In Birmingham, Will Hill Tankersley, senior intellectual property attorney at Balch & Bingham LLP, has a master’s degree in intellectual property law from New York University. As an attorney, he has represented clients like Alabama Power and Southern Co. and worked as an arbitrator on a case involving a start-up that tried to take the domain name of an older, established business. And he once represented the Andy Warhol estate against a man who made fake Warhol paintings and used them to obtain loans.
“We had an expert from the estate who had seen a couple of these fake Warhols and was able to testify in an affidavit that they were fake,” Tankersley says, “and from that, we got an injunction against the guy and we were able to look at more ‘Warhols’ that he had created and determined that they too were fake. After that the case resolved itself because the judge gave us a judgment against the counterfeiter.”
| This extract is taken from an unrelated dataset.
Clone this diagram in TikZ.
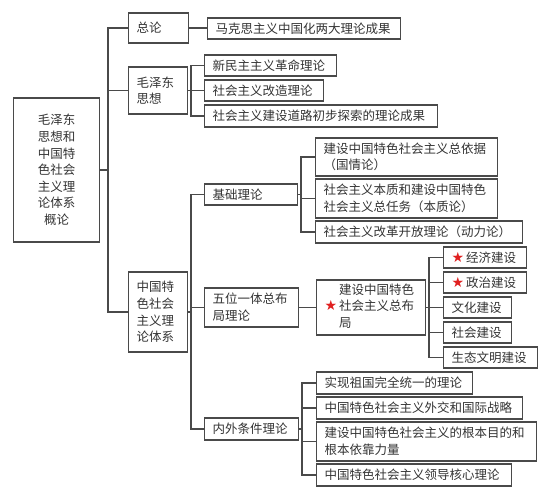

One of the biggest developments to impact the intellectual property law has been in the area of patents. In 2011, Congress passed the Leahy-Smith America Invents Act. The legislation moved the United States from a system that awarded patents to original inventors to a system in which the patent goes to the first inventor to file with the U.S. Patent and Trademark Office.
The new law is “the largest change and biggest alteration to the Patent Act since the 1950s,” says Huntsville-based attorney Frank Caprio, who chairs the Intellectual Property Group for Bradley Arant Boult and Cummings LLP.
“The law has caused inventors to consider filing more often and more quickly than they have in the past,” he says.
The firm has attorneys on hand to file patents with the U.S. Patent and Trademark Office. Patent attorneys are required to take a separate patent bar exam in order to practice. Bradley Arant also provides other services, such as trademark registration and counseling on how to maintain company trade secrets.
“We’re honored and just lucky to get to work with folks who create,” says Caprio, “and to be involved in helping them to protect their ideas.”
Gail Allyn Short is a freelance writer for Business Alabama. She lives in Birmingham.